Wednesday is Tax Day, the dreaded April 15, when income taxes are due to the United States government — one part of the tax code not yet on the GOP chopping block. American colonists cried “No taxation without representation,” which, as befits the streamlining of modern life, has become simply “No taxation.”
Twenty years ago, the idea that American citizens should not pay taxes was limited to the lunatic fringe, who would pick over the Revenue Act of 1913 and write elaborate, self-published manifestos explaining why federal income taxes were a Wilsonian conspiracy against the Constitution and natural law. Now mainstream Republican candidates chant it as a mantra.
Look at the first three Republicans to charge out of the gate in the 2016 presidential primary race.
“We need to abolish the IRS,” Texas Sen. Ted Cruz told a conservative conference last month — though not, to my surprise, because taxes won’t be collected, but rather because a low flat rate will be charged so taxpayers will merely write their salary on a postcard, multiply it by a universal figure and be done.
Kentucky Sen. Rand Paul also talks wistfully about eliminating the IRS, and has a number for his flat tax — 17 percent — which, like all flat tax plans, is a half-clever way of saying, “Tax breaks for everybody!” (If the figure sounds familiar, Steve Forbes ran on a 17 percent flat tax in 2000. Historical note: He lost).
Marco Rubio doesn’t want to cut taxes for everyone, just the middle class and the rich, which is code for everyone, since poor people don’t pay much income tax.
The Tax Policy Center estimates Rubio’s plan would cost the government $2.4 trillion over 10 years. The Wall Street Journal called it “remarkably timid” for not cutting enough.
The bedrock of the Republican Party for 30 years has been the notion that our government is bad, by definition. Since cutting specific functions — health care for veterans, say, or milk for poor children — draws howls of protest and can even raise a tingle in anthracite Republican hearts, the focus was shifted to impersonal dollars.Cut taxes, ignore where those missing taxes would go. Starve the body and the head dies.
If you try to get at why government is bad, they’ll say it’s corrupt or incompetent or domineering or illegal — or all four. My theory is they despise the people who are most dependent on government services — especially the poor and minorities — and since publicly despising them has gone out of fashion, they attack the government as a surrogate. I can’t prove this, but then they can’t prove that trickle-down economics works and that never stops them from insisting that giving money to the rich somehow profits the poor.
Speaking of facts, for those eccentrics who, like me, still find facts meaningful, the fact is that our taxes are low however you compare them.
Our taxes are low internationally: Our federal taxes top out at 39 percent. In Great Britain, it’s 45 percent. In Australia, 50 percent. (Comparisons are difficult, with each country having a complicated web of local and national taxes. That suggests these questions are nuanced and complex, and why should I be the only one pushing that crazy idea.)
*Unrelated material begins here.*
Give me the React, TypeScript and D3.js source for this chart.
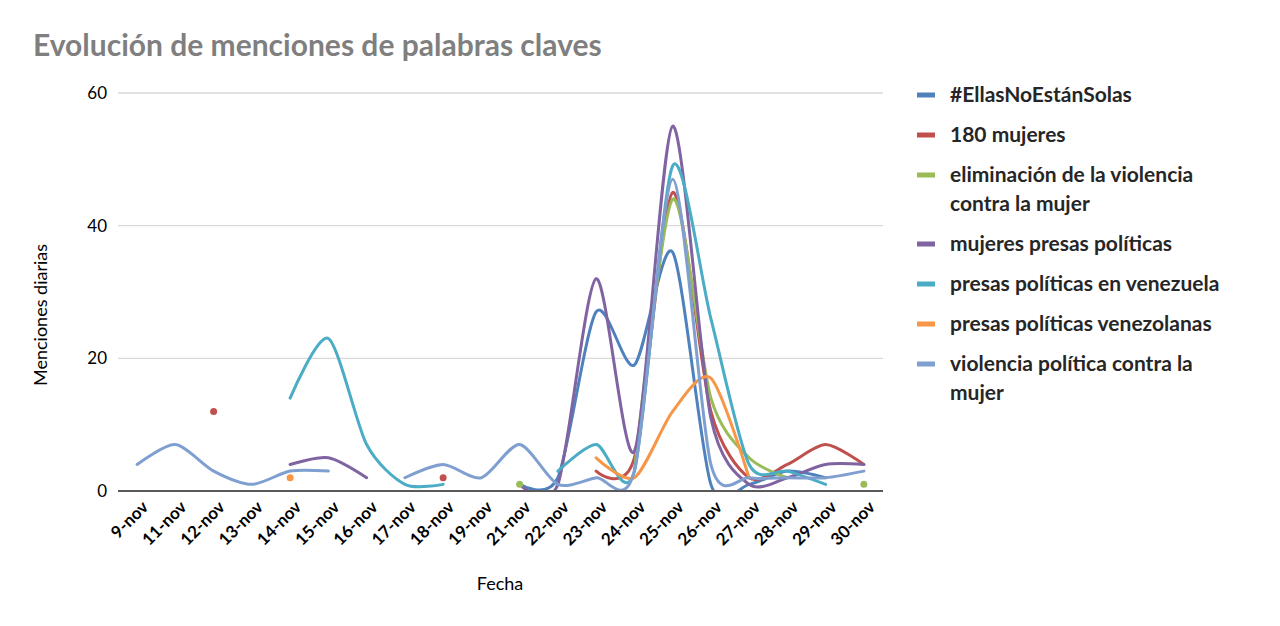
// ─ Imports ──────────────────────────────────────────────────────────────────────
import * as d3 from 'd3';
import { ReactElement, useEffect, useRef } from 'react';

// ─ Data ─────────────────────────────────────────────────────────────────────────
type Val = number | null;

const dates: string[] = [
  '9-nov', '11-nov', '12-nov', '13-nov', '14-nov', '15-nov', '16-nov', '17-nov', '18-nov', '19-nov',
  '21-nov', '22-nov', '23-nov', '24-nov', '25-nov', '26-nov', '27-nov', '28-nov', '29-nov', '30-nov'
];

const ellasNoEstanSolas: Val[] = [null, null, null, null, null, null, null, null, null, null, 1, 2, 27, 19, 36, 1, 1, 3, 2, null];
const mujeres180: Val[] = [null, null, 12, null, null, null, null, null, 2, null, null, null, 3, 5, 45, 12, 2, 4, 7, 4];
const eliminacionViolencia: Val[] = [null, null, null, null, null, null, null, null, null, null, 1, null, null, 3, 44, 14, 5, 2, null, 1];
const mujeresPresas: Val[] = [null, null, null, null, 4, 5, 2, null, null, null, 1, 1, 32, 6, 55, 11, 1, 2, 4, 4];
const presasVenezuela: Val[] = [null, null, null, null, 14, 23, 7, 1, 1, null, null, 3, 7, 3, 49, 26, 4, 3, 1, null];
const presasVenezolanas: Val[] = [null, null, null, null, 2, null, null, null, null, null, null, null, 5, 2, 12, 17, 2, null, null, null];
const violenciaPolitica: Val[] = [4, 7, 3, 1, 3, 3, null, 2, 4, 2, 7, 1, 2, 3, 47, 4, 2, 2, 2, 3];

const seriesNames: string[][] = [
  ['#EllasNoEstánSolas'],
  ['180 mujeres'],
  ['eliminación de la violencia', 'contra la mujer'],
  ['mujeres presas políticas'],
  ['presas políticas en venezuela'],
  ['presas políticas venezolanas'],
  ['violencia política contra la', 'mujer']
];
const seriesValues: Val[][] = [
  ellasNoEstanSolas, mujeres180, eliminacionViolencia, mujeresPresas,
  presasVenezuela, presasVenezolanas, violenciaPolitica
];
const seriesColors: string[] = ['#4F81BD', '#C0504D', '#9BBB59', '#8064A2', '#4BACC6', '#F79646', '#7F9FD0'];

const yTicks: number[] = [0, 20, 40, 60];

const FONT = 'Lato, "Open Sans", sans-serif';

// ─ Component ────────────────────────────────────────────────────────────────────
const App = (): ReactElement => {
  const svgRef = useRef<SVGSVGElement>(null);

  useEffect(() => {
    if (!svgRef.current) { return; }
    const svg = d3.select(svgRef.current);
    svg.selectAll('*').remove();

    const width = 1280;
    const height = 626;
    const plot = { left: 118, right: 883, top: 93, bottom: 491 };

    svg.attr('width', width).attr('height', height);
    svg.append('rect').attr('width', width).attr('height', height).attr('fill', '#FFFFFF');

    const xScale = d3.scalePoint<string>()
      .domain(dates)
      .range([plot.left, plot.right])
      .padding(0.5);

    const yScale = d3.scaleLinear()
      .domain([0, 60])
      .range([plot.bottom, plot.top]);

    // Title
    svg.append('text')
      .attr('x', 33)
      .attr('y', 56)
      .style('font-family', FONT)
      .style('font-weight', 'bold')
      .style('font-size', '30px')
      .style('fill', '#7F7F7F')
      .text('Evolución de menciones de palabras claves');

    // Grid lines
    svg.append('g')
      .selectAll('line')
      .data(yTicks.filter(t => t > 0))
      .enter()
      .append('line')
      .attr('x1', plot.left)
      .attr('x2', plot.right)
      .attr('y1', d => yScale(d))
      .attr('y2', d => yScale(d))
      .attr('stroke', '#D9D9D9')
      .attr('stroke-width', 1.3);

    // Y tick labels
    svg.append('g')
      .selectAll('text')
      .data(yTicks)
      .enter()
      .append('text')
      .attr('x', 107)
      .attr('y', d => yScale(d))
      .attr('dy', '0.35em')
      .attr('text-anchor', 'end')
      .style('font-family', FONT)
      .style('font-size', '17px')
      .style('fill', '#000000')
      .text(d => String(d));

    // Clip for the lines
    svg.append('clipPath')
      .attr('id', 'plot-clip')
      .append('rect')
      .attr('x', plot.left)
      .attr('y', plot.top - 10)
      .attr('width', plot.right - plot.left)
      .attr('height', plot.bottom - plot.top + 10);

    const line = d3.line<Val>()
      .defined(d => d !== null)
      .x((_, i) => xScale(dates[i]) || 0)
      .y(d => yScale(d as number))
      .curve(d3.curveCardinal.tension(0.2));

    const linesGroup = svg.append('g').attr('clip-path', 'url(#plot-clip)');

    seriesValues.forEach((values, si) => {
      linesGroup.append('path')
        .attr('d', line(values) || '')
        .attr('fill', 'none')
        .attr('stroke', seriesColors[si])
        .attr('stroke-width', 3)
        .attr('stroke-linecap', 'round')
        .attr('stroke-linejoin', 'round');

      // Isolated values show as dots
      const lonely = values
        .map((v, i) => ({ v, i }))
        .filter(({ v, i }) => v !== null && (values[i - 1] ?? null) === null && (values[i + 1] ?? null) === null);

      svg.append('g')
        .selectAll('circle')
        .data(lonely)
        .enter()
        .append('circle')
        .attr('cx', d => xScale(dates[d.i]) || 0)
        .attr('cy', d => yScale(d.v as number))
        .attr('r', 3.5)
        .attr('fill', seriesColors[si]);
    });

    // X axis line
    svg.append('line')
      .attr('x1', plot.left)
      .attr('x2', plot.right)
      .attr('y1', plot.bottom)
      .attr('y2', plot.bottom)
      .attr('stroke', '#595959')
      .attr('stroke-width', 2);

    // X tick labels
    svg.append('g')
      .selectAll('text')
      .data(dates)
      .enter()
      .append('text')
      .attr('transform', d => `translate(${(xScale(d) || 0) + 8},${plot.bottom + 13}) rotate(-45)`)
      .attr('text-anchor', 'end')
      .attr('dy', '0.35em')
      .style('font-family', FONT)
      .style('font-weight', 'bold')
      .style('font-size', '17px')
      .style('fill', '#000000')
      .text(d => d);

    // Axis titles
    svg.append('text')
      .attr('transform', 'translate(47,315) rotate(-90)')
      .attr('text-anchor', 'middle')
      .style('font-family', FONT)
      .style('font-size', '18px')
      .style('fill', '#000000')
      .text('Menciones diarias');

    svg.append('text')
      .attr('x', 500)
      .attr('y', 590)
      .attr('text-anchor', 'middle')
      .style('font-family', FONT)
      .style('font-size', '18px')
      .style('fill', '#000000')
      .text('Fecha');

    // Legend
    const legendRows = [95, 135, 175, 244, 284, 324, 364];
    const legend = svg.append('g');
    seriesNames.forEach((lines, si) => {
      const cy = legendRows[si];
      legend.append('rect')
        .attr('x', 917)
        .attr('y', cy - 2.5)
        .attr('width', 18)
        .attr('height', 5)
        .attr('fill', seriesColors[si]);
      lines.forEach((txt, li) => {
        legend.append('text')
          .attr('x', 950)
          .attr('y', cy + 7 + li * 29)
          .style('font-family', FONT)
          .style('font-weight', 'bold')
          .style('font-size', '21px')
          .style('fill', '#262626')
          .text(txt);
      });
    });
  }, []);

  return (
    <div style={{ position: 'fixed', left: 0, top: 0, width: 1280, height: 626, background: '#FFFFFF' }}>
      <svg ref={svgRef} style={{ display: 'block' }} />
    </div>
  );
};

// ─ Exports ──────────────────────────────────────────────────────────────────────
export default App;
U.S. taxes are also low historically: Our top federal income tax rate is 39 percent. In the 1950s, it was a jaw-dropping 91 percent. Rich folk still worked. (Nobody actually paid that much — again with the nuance. With deductions, the top effective tax rate was 70 percent. The economy boomed).
Taxation is one of the most common features of civilization, along with baking bread. And there is astounding consistency. Today the top 10 percent of U.S. wage earners pay an average of 19.2 percent in federal taxes. That’s almost exactly the rate paid in ancient Egypt. “Joseph made it a law over the land of Egypt unto this day that Pharaoh should have the fifth part” it says in Genesis.
To be fair, I should mention the tax position of Hillary Clinton, who this week entered the race for the Democratic presidential nomination. She feels the wealthy aren’t taxed enough, aren’t paying their fair share in society. Talk aboutcrazy.